Translating YANG Models to RESTCONF

One of the main challenges for me with using RESTCONF in the past has been figuring out the required URL and payload for the requests. For example, a RESTCONF URL to retrieve the configuration of interface GigabitEthernet1 on a router looks like this: /data/ietf-interfaces:interfaces/interface=GigabitEthernet1, but how are the components of that URL built? Cisco’s Hank Preston wrote a very thorough and helpful blog post that explains how the YANG tree is mapped into a URL, and it is a great reference to gain further understanding.

Even with an understanding of how the URL and payloads are built from the YANG models, the process of figuring them out involves downloading, examining, and interpreting manually the YANG model file(s) for the particular feature you are trying to work with on the router. For me there was always a painful and usually time-consuming process of inspecting YANG model(s) in a text editor, and then going through trial and error until I finally managed to build the correct URL and payload to configure a feature. I thought, if only the router had a Swagger API documentation page that provided the URL and required payload like other APIs I have worked with, things would be so much easier!

Cisco YANG Suite is a tool that can provide that functionality and more! In this post, I’ll first explain how to get up and running quickly with Cisco YANG Suite. Then I’ll walk through an example scenario of using YANG Suite to automatically generate the appropriate RESTCONF calls, eliminating the need to open and interpret any YANG model files in a text editor.

Installing YANG Suite

Cisco YANG Suite can be run as a Docker container locally on your machine, which requires that you have Docker Desktop installed. For other installation options, please see the YANG Suite documentation. The first step is downloading the code to your machine from the GitHub repository. The best way to do that is with the Git command line utility, using the command:

git clone https://github.com/CiscoDevNet/yangsuite/

You will now have a yangsuite directory. Change to the directory yangsuite/docker. Here you will find the setup script start_yang_suite.sh. Execute the script to begin setup.

$ ./start_yang_suite.sh

Hello, please setup YANG Suite admin user.
username: admin
password:
confirm password:
email: matt.mullen@networktocode.com

The script prompts for definition of superuser credentials and asks whether you want to generate “test” certificates. Test certificates are self-signed certificates that are used for SSL and are automatically generated by the script.
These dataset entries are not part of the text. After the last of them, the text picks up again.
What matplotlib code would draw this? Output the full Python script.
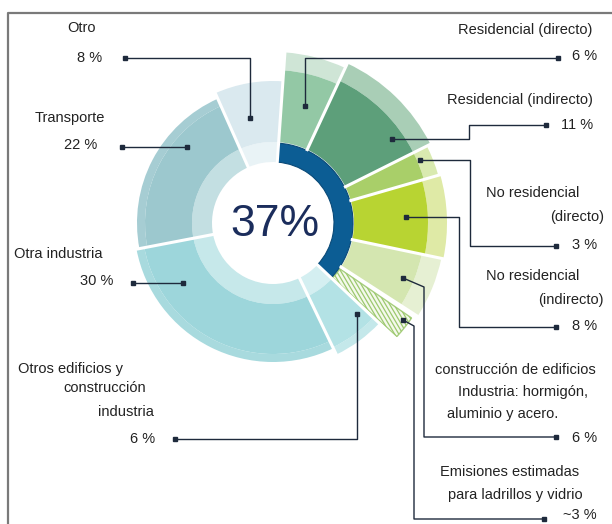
import matplotlib
matplotlib.use("Agg")
import matplotlib.pyplot as plt
from matplotlib.patches import Wedge
import numpy as np

plt.rcParams['font.family'] = ['Liberation Sans', 'DejaVu Sans']

# share of global emissions, clockwise starting from the top
sectors = ['Residencial (directo)', 'Residencial (indirecto)',
           'No residencial (directo)', 'No residencial (indirecto)',
           'Construcción de edificios', 'Ladrillos y vidrio',
           'Otros edificios y construcción industria', 'Otra industria',
           'Transporte', 'Otro']
shares = [6, 11, 3, 8, 6, 3, 6, 30, 22, 8]
share_labels = ['6 %', '11 %', '3 %', '8 %', '6 %', '~3 %', '6 %', '30 %', '22 %', '8 %']
buildings_share = 37

# wedge styling: main colour, inner band, outer band, radii
main_col = ['#93c8a5', '#5d9f7a', '#a9cf69', '#b8d432', '#d4e6b0', 'white',
            '#b3e2e5', '#9dd6db', '#9cc8ce', '#dae9ef']
inner_col = [None, None, None, None, None, None,
             '#d4eff1', '#c6e8ea', '#c3dfe2', '#e9f3f6']
outer_col = ['#cfe5d6', '#a9ceb6', '#d9eab0', '#dfeaa6', '#e6f0d3', None,
             '#c4e8ea', '#a8dade', '#a6cdd3', None]
r_main = [153, 157, 157, 155, 152, 168, 138, 131, 128, 142]
r_out = [171, 176, 172, 174, 172, 168, 146, 139, 136, 142]

W, H = 612, 524
cx, cy = 273, 223
r_hole, r_band = 61, 81

fig = plt.figure(figsize=(W / 100, H / 100), dpi=100)
ax = fig.add_axes([0, 0, 1, 1])
ax.set_xlim(0, W)
ax.set_ylim(H, 0)
ax.set_aspect('equal')
ax.axis('off')

# frame around the graphic
ax.plot([8, 8, W + 5], [H + 5, 13, 13], color='#7a7a7a', lw=1.6)

deg = 360 / sum(shares)
start = 86
edges = start - deg * np.concatenate([[0], np.cumsum(shares)])


def wedge(r, a_hi, a_lo, width, **kw):
    # y axis is flipped, so mirror the angles
    p = Wedge((cx, cy), r, -a_hi, -a_lo, width=width, **kw)
    ax.add_patch(p)
    return p


def hatch_in(patch, step=4.2, slope=1.7, color='#9cc86e'):
    # steep diagonal strokes clipped to the patch
    for x0 in np.arange(cx - 200, cx + 400, step):
        ln, = ax.plot([x0, x0 + 300], [cy - 150, cy - 150 + 300 * slope],
                      color=color, lw=0.9)
        ln.set_clip_path(patch)


for i in range(len(shares)):
    a_hi, a_lo = edges[i], edges[i + 1]
    if inner_col[i]:
        wedge(r_band, a_hi, a_lo, r_band - r_hole, facecolor=inner_col[i], lw=0)
    if outer_col[i]:
        wedge(r_out[i], a_hi, a_lo, r_out[i] - r_main[i], facecolor=outer_col[i], lw=0)
    if main_col[i] == 'white':
        p = wedge(r_main[i], a_hi - 1.6, a_lo + 0.8, r_main[i] - r_band,
                  facecolor='#f4f9ec', edgecolor='#a8cf80', lw=1.0)
        hatch_in(p)
    else:
        wedge(r_main[i], a_hi, a_lo, r_main[i] - r_band, facecolor=main_col[i], lw=0)

# white gaps between sectors
for i, a in enumerate(edges[:-1]):
    r0 = r_band if 0 < i < 6 else r_hole
    t = np.radians(a)
    ax.plot([cx + r0 * np.cos(t), cx + 185 * np.cos(t)],
            [cy - r0 * np.sin(t), cy - 185 * np.sin(t)], color='white', lw=2.2)

# buildings and construction arc
wedge(r_band - 1, start, start - deg * buildings_share, r_band - 1 - r_hole,
      facecolor='#0c5d94', edgecolor='#0a4a78', lw=0.8)
ax.text(cx + 2, cy + 1, f'{buildings_share}%', fontsize=32, color='#1b2d5c',
        ha='center', va='center')

# leader lines: anchor on the wedge, bends, label end
leaders = [
    [(305, 106), (305, 58), (558, 58)],
    [(392, 139), (469, 139), (469, 125), (546, 125)],
    [(420, 160), (470, 160), (470, 246), (556, 246)],
    [(406, 217), (459, 217), (459, 327), (556, 327)],
    [(403, 278), (424, 287), (424, 437), (556, 437)],
    [(403, 320), (414, 326), (414, 519), (544, 519)],
    [(357, 314), (357, 439), (175, 439)],
    [(183, 283), (133, 283)],
    [(187, 147), (122, 147)],
    [(250, 118), (250, 58), (125, 58)],
]
ink = '#1e2a3c'
for pts in leaders:
    xs, ys = zip(*pts)
    ax.plot(xs, ys, color=ink, lw=1.0)
    ax.plot([xs[0], xs[-1]], [ys[0], ys[-1]], 's', color=ink, ms=3)

# label positions: (x, y, ha) for the name lines, then the value line
name_lines = [
    [('Residencial (directo)', 592, 30, 'right')],
    [('Residencial (indirecto)', 593, 100, 'right')],
    [('No residencial', 486, 193, 'left'), ('(directo)', 604, 217, 'right')],
    [('No residencial', 486, 276, 'left'), ('(indirecto)', 604, 300, 'right')],
    [('construcción de edificios', 435, 370, 'left'),
     ('Industria: hormigón,', 458, 392, 'left'),
     ('aluminio y acero.', 447, 414, 'left')],
    [('Emisiones estimadas', 440, 472, 'left'),
     ('para ladrillos y vidrio', 448, 495, 'left')],
    [('Otros edificios y', 18, 369, 'left'), ('construcción', 63, 388, 'left'),
     ('industria', 98, 412, 'left')],
    [('Otra industria', 14, 254, 'left')],
    [('Transporte', 70, 118, 'center')],
    [('Otro', 81, 28, 'center')],
]
value_pos = [(597, 56), (593, 125), (597, 245), (597, 326), (597, 438),
             (597, 515), (155, 439), (113, 281), (97, 145), (102, 58)]

txt = '#222222'
for lines, lab, (vx, vy) in zip(name_lines, share_labels, value_pos):
    for s, x, y, ha in lines:
        ax.text(x, y, s, fontsize=10.5, color=txt, ha=ha, va='center')
    ax.text(vx, vy, lab, fontsize=10.5, color=txt, ha='right', va='center')

fig.savefig('out.png', dpi=100, facecolor='white')
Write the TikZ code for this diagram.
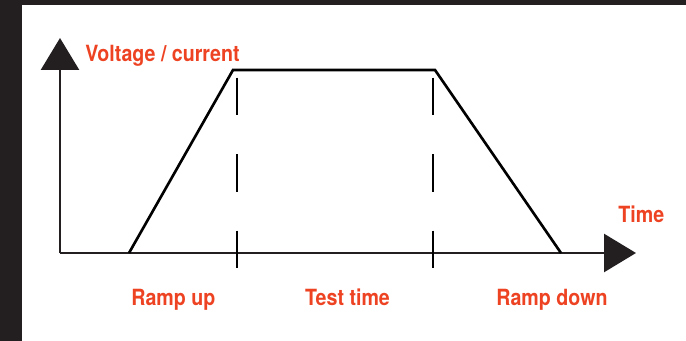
\documentclass[tikz,border=0pt]{standalone}
\usepackage{fontspec}
\setmainfont[FakeStretch=0.88]{TeX Gyre Heros}
\usetikzlibrary{arrows.meta}
\definecolor{inkdark}{HTML}{231F20}
\definecolor{labelred}{HTML}{EE4323}

\begin{document}
\begin{tikzpicture}[x=0.02cm, y=-0.02cm,
    axis/.style={draw=inkdark, line width=1.5pt,
                 -{Triangle[length=6.4mm, width=7.6mm]}},
    curve/.style={draw=black, line width=1.5pt, line join=miter},
    marker/.style={draw=black, line width=1.5pt,
                   dash pattern=on 7.5mm off 7.8mm},
    lbl/.style={text=labelred, font=\fontsize{12.7}{14}\selectfont\bfseries,
                inner sep=0pt}
  ]
  \useasboundingbox (0,0) rectangle (686,341);
  \fill[white] (0,0) rectangle (686,341);
  \fill[inkdark] (0,0) rectangle (22,341);
  \fill[inkdark] (0,0) rectangle (686,5);

  \coordinate (origin) at (60, 253);
  \coordinate (ytip) at (60, 38);
  \coordinate (xtip) at (636, 253);
  \draw[axis] (origin) -- (ytip);
  \draw[axis] (origin) -- (xtip);

  \coordinate (rampstart) at (129, 253);
  \coordinate (topleft) at (233, 70);
  \coordinate (topright) at (435, 70);
  \coordinate (rampend) at (561, 253);
  \draw[curve] (rampstart) -- (topleft) -- (topright) -- (rampend);

  \coordinate (startA) at (237, 77.7);
  \coordinate (startB) at (237, 268);
  \coordinate (endA) at (433, 77.7);
  \coordinate (endB) at (433, 268);
  \draw[marker] (startA) -- (startB);
  \draw[marker] (endA) -- (endB);

  \node[lbl, anchor=base west] (ylabel) at (85, 62) {Voltage / current};
  \node[lbl, anchor=base west] (xlabel) at (618, 222) {Time};
  \node[lbl, anchor=base west] (rampup) at (131, 305) {Ramp up};
  \node[lbl, anchor=base] (testtime) at (347.5, 305) {Test time};
  \node[lbl, anchor=base west] (rampdown) at (496, 305.5) {Ramp down};
\end{tikzpicture}
\end{document}
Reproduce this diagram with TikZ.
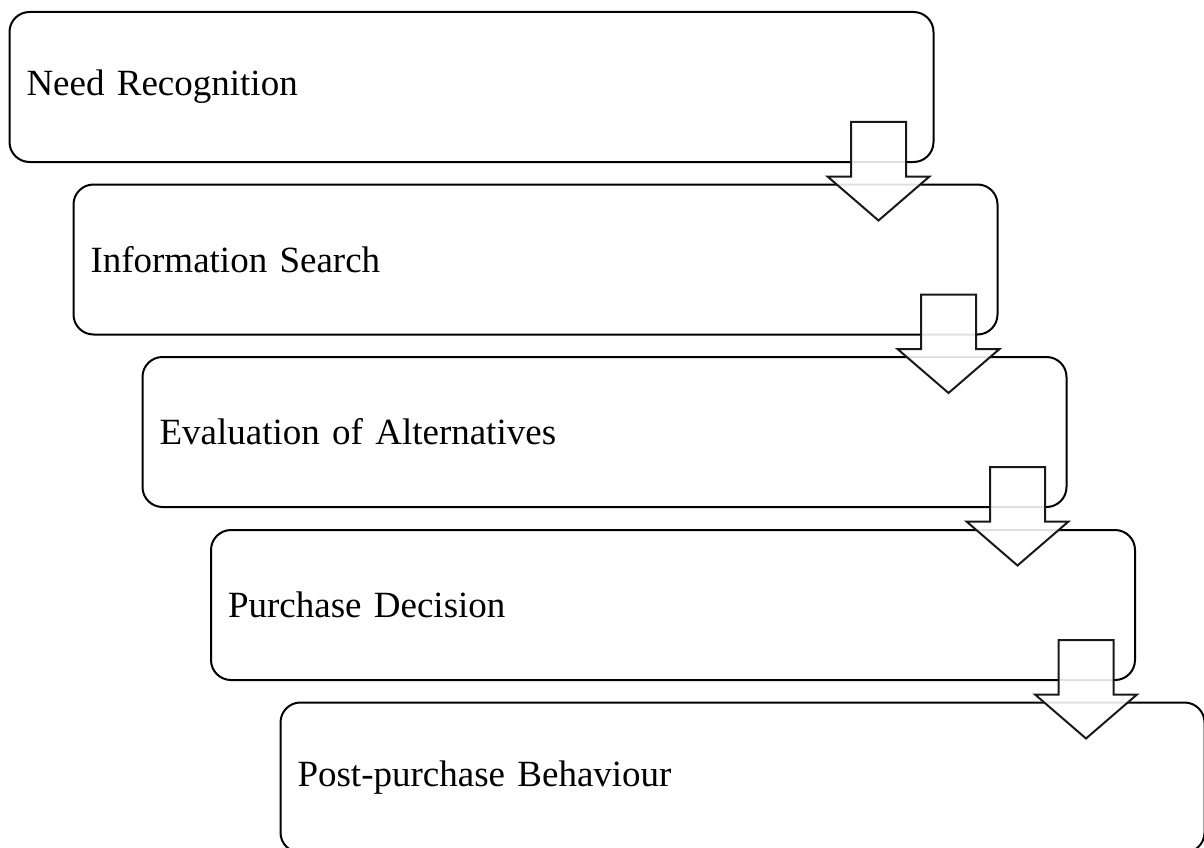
\documentclass[tikz,border=0pt]{standalone}
\usepackage{fontspec}
\setmainfont{Liberation Serif}
\usetikzlibrary{calc}
\begin{document}
\begin{tikzpicture}[x=1pt,y=-1pt,
  stagebox/.style={draw=black, line width=2pt, rounded corners=20pt, fill=white,
    anchor=north west, minimum width=924pt, minimum height=150pt,
    text width=890pt, align=left, inner xsep=17pt, inner ysep=0pt, outer sep=0pt,
    font=\fontsize{37}{44}\selectfont},
  barrow/.style={draw=black!90, line width=2pt, fill=white, fill opacity=0.88, line join=miter}]
\useasboundingbox (0,0) rectangle (1204,848);
\node[stagebox] (b1) at (9.5,12) {Need Recognition};
\node[stagebox] (b2) at (73.5,184.5) {Information Search};
\node[stagebox] (b3) at (142.5,357) {Evaluation of Alternatives};
\node[stagebox] (b4) at (211,530) {Purchase Decision};
\node[stagebox] (b5) at (280.5,702.5) {Post-purchase Behaviour};
\foreach \b/\dx in {b1/-55,b2/-49,b3/-49,b4/-49}{
  \draw[barrow, shift={(\b.south east)}, xshift=\dx pt]
    (-27.5,-40) -- (27.5,-40) -- (27.5,14.5) -- (51,14.5) -- (0,58.5) -- (-51,14.5) -- (-27.5,14.5) -- cycle;
}
\end{tikzpicture}
\end{document}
Since we are only using YANG Suite on the local machine, self-signed certificates will be fine here.

Setup test certificates? (y/n): y

################################################################
## Generating self-signed certificates...                    ##
##                                                            ##
## WARNING: Obtain certificates from a trusted authority!     ##
##                                                            ##
## NOTE: Some browsers may still reject these certificates!!  ##
################################################################

Generating a 2048 bit RSA private key
......................................................+++
.......+++
writing new private key to 'nginx/nginx-self-signed.key'
-----
You are about to be asked to enter information that will be incorporated
into your certificate request.
What you are about to enter is what is called a Distinguished Name or a DN.
There are quite a few fields but you can leave some blank
For some fields there will be a default value,
If you enter '.', the field will be left blank.
-----
Country Name (2 letter code) []:US
State or Province Name (full name) []:NC
Locality Name (eg, city) []:Raleigh
Organization Name (eg, company) []:Network to Code
Organizational Unit Name (eg, section) []:
Common Name (eg, fully qualified host name) []:
Email Address []:
Certificates generated...
Building docker containers...

Once you enter the certificate details, the containers begin launching. The containers will be running interactively in your terminal, so you must leave the terminal window where you ran the script open. Once the activity in the terminal has stopped scrolling, the containers should be running and YANG Suite will be available at the URL: https://localhost:8443.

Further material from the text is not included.